Type out every line below exactly as it reads.

### MATERIAL PROVIDED

━━━━━━━━

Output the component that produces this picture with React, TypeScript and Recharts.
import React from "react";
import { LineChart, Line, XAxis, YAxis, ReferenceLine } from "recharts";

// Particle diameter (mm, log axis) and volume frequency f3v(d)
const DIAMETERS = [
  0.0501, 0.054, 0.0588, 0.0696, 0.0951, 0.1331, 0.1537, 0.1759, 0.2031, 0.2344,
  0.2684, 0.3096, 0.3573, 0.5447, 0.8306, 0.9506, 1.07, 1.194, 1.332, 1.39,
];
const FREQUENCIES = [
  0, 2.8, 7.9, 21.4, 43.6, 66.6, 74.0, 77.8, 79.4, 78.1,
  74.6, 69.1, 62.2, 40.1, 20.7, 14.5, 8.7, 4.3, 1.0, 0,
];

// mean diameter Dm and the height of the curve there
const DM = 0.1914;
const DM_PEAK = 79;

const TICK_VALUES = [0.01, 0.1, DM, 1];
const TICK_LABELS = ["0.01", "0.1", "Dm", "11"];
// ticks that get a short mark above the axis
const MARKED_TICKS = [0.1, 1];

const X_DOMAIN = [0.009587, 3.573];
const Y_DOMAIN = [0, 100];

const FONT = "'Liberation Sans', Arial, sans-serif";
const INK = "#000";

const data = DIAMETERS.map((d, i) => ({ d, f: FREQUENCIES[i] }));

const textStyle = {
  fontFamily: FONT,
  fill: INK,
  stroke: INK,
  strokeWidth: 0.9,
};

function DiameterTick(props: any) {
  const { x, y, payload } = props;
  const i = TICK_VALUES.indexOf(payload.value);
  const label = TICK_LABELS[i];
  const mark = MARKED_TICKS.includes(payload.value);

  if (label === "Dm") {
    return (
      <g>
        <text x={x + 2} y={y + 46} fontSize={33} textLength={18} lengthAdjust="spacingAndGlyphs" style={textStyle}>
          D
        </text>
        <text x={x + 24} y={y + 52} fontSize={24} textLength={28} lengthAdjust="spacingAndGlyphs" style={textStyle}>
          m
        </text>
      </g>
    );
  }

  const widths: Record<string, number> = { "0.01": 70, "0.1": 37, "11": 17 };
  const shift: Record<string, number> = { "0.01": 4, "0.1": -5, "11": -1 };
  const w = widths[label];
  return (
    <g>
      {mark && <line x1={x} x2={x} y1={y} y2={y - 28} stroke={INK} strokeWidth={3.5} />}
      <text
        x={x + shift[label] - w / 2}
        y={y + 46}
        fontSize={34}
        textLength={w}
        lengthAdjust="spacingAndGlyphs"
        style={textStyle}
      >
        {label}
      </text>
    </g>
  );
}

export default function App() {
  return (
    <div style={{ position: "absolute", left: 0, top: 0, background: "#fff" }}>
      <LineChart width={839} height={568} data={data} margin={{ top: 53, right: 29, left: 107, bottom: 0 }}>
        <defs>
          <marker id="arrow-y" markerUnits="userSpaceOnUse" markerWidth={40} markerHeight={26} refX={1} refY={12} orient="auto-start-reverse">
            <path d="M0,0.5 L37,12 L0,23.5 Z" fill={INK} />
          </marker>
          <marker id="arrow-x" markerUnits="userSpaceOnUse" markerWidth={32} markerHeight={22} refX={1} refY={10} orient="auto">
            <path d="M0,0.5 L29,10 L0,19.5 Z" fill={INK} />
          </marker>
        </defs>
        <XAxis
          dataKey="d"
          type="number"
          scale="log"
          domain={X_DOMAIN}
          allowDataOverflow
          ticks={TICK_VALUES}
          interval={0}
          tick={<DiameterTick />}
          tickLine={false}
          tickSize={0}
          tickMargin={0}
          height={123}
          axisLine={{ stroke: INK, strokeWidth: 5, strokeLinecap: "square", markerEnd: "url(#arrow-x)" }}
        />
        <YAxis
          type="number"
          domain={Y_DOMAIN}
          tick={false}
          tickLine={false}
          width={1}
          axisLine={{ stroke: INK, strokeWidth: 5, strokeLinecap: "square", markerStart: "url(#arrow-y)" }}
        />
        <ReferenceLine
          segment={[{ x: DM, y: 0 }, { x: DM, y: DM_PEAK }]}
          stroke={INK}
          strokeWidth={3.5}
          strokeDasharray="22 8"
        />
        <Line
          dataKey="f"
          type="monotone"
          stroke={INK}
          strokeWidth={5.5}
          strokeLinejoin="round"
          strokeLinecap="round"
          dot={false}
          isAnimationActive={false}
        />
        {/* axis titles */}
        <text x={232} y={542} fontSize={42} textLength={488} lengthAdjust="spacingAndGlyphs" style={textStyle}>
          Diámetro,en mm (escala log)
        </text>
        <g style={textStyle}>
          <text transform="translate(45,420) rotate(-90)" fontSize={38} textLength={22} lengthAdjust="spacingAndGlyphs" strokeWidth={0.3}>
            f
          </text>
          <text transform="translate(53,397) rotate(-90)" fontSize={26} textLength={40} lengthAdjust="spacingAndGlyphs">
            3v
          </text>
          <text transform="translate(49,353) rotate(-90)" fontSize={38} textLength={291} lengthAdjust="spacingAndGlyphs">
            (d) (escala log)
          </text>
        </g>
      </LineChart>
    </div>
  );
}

━━━━━━━━

### CORRECT RESULT
Output the component that produces this picture with React, TypeScript and Recharts.
import React from "react";
import { LineChart, Line, XAxis, YAxis, ReferenceLine } from "recharts";

// Particle diameter (mm, log axis) and volume frequency f3v(d)
const DIAMETERS = [
  0.0501, 0.054, 0.0588, 0.0696, 0.0951, 0.1331, 0.1537, 0.1759, 0.2031, 0.2344,
  0.2684, 0.3096, 0.3573, 0.5447, 0.8306, 0.9506, 1.07, 1.194, 1.332, 1.39,
];
const FREQUENCIES = [
  0, 2.8, 7.9, 21.4, 43.6, 66.6, 74.0, 77.8, 79.4, 78.1,
  74.6, 69.1, 62.2, 40.1, 20.7, 14.5, 8.7, 4.3, 1.0, 0,
];

// mean diameter Dm and the height of the curve there
const DM = 0.1914;
const DM_PEAK = 79;

const TICK_VALUES = [0.01, 0.1, DM, 1];
const TICK_LABELS = ["0.01", "0.1", "Dm", "11"];
// ticks that get a short mark above the axis
const MARKED_TICKS = [0.1, 1];

const X_DOMAIN = [0.009587, 3.573];
const Y_DOMAIN = [0, 100];

const FONT = "'Liberation Sans', Arial, sans-serif";
const INK = "#000";

const data = DIAMETERS.map((d, i) => ({ d, f: FREQUENCIES[i] }));

const textStyle = {
  fontFamily: FONT,
  fill: INK,
  stroke: INK,
  strokeWidth: 0.9,
};

function DiameterTick(props: any) {
  const { x, y, payload } = props;
  const i = TICK_VALUES.indexOf(payload.value);
  const label = TICK_LABELS[i];
  const mark = MARKED_TICKS.includes(payload.value);

  if (label === "Dm") {
    return (
      <g>
        <text x={x + 2} y={y + 46} fontSize={33} textLength={18} lengthAdjust="spacingAndGlyphs" style={textStyle}>
          D
        </text>
        <text x={x + 24} y={y + 52} fontSize={24} textLength={28} lengthAdjust="spacingAndGlyphs" style={textStyle}>
          m
        </text>
      </g>
    );
  }

  const widths: Record<string, number> = { "0.01": 70, "0.1": 37, "11": 17 };
  const shift: Record<string, number> = { "0.01": 4, "0.1": -5, "11": -1 };
  const w = widths[label];
  return (
    <g>
      {mark && <line x1={x} x2={x} y1={y} y2={y - 28} stroke={INK} strokeWidth={3.5} />}
      <text
        x={x + shift[label] - w / 2}
        y={y + 46}
        fontSize={34}
        textLength={w}
        lengthAdjust="spacingAndGlyphs"
        style={textStyle}
      >
        {label}
      </text>
    </g>
  );
}

export default function App() {
  return (
    <div style={{ position: "absolute", left: 0, top: 0, background: "#fff" }}>
      <LineChart width={839} height={568} data={data} margin={{ top: 53, right: 29, left: 107, bottom: 0 }}>
        <defs>
          <marker id="arrow-y" markerUnits="userSpaceOnUse" markerWidth={40} markerHeight={26} refX={1} refY={12} orient="auto-start-reverse">
            <path d="M0,0.5 L37,12 L0,23.5 Z" fill={INK} />
          </marker>
          <marker id="arrow-x" markerUnits="userSpaceOnUse" markerWidth={32} markerHeight={22} refX={1} refY={10} orient="auto">
            <path d="M0,0.5 L29,10 L0,19.5 Z" fill={INK} />
          </marker>
        </defs>
        <XAxis
          dataKey="d"
          type="number"
          scale="log"
          domain={X_DOMAIN}
          allowDataOverflow
          ticks={TICK_VALUES}
          interval={0}
          tick={<DiameterTick />}
          tickLine={false}
          tickSize={0}
          tickMargin={0}
          height={123}
          axisLine={{ stroke: INK, strokeWidth: 5, strokeLinecap: "square", markerEnd: "url(#arrow-x)" }}
        />
        <YAxis
          type="number"
          domain={Y_DOMAIN}
          tick={false}
          tickLine={false}
          width={1}
          axisLine={{ stroke: INK, strokeWidth: 5, strokeLinecap: "square", markerStart: "url(#arrow-y)" }}
        />
        <ReferenceLine
          segment={[{ x: DM, y: 0 }, { x: DM, y: DM_PEAK }]}
          stroke={INK}
          strokeWidth={3.5}
          strokeDasharray="22 8"
        />
        <Line
          dataKey="f"
          type="monotone"
          stroke={INK}
          strokeWidth={5.5}
          strokeLinejoin="round"
          strokeLinecap="round"
          dot={false}
          isAnimationActive={false}
        />
        {/* axis titles */}
        <text x={232} y={542} fontSize={42} textLength={488} lengthAdjust="spacingAndGlyphs" style={textStyle}>
          Diámetro,en mm (escala log)
        </text>
        <g style={textStyle}>
          <text transform="translate(45,420) rotate(-90)" fontSize={38} textLength={22} lengthAdjust="spacingAndGlyphs" strokeWidth={0.3}>
            f
          </text>
          <text transform="translate(53,397) rotate(-90)" fontSize={26} textLength={40} lengthAdjust="spacingAndGlyphs">
            3v
          </text>
          <text transform="translate(49,353) rotate(-90)" fontSize={38} textLength={291} lengthAdjust="spacingAndGlyphs">
            (d) (escala log)
          </text>
        </g>
      </LineChart>
    </div>
  );
}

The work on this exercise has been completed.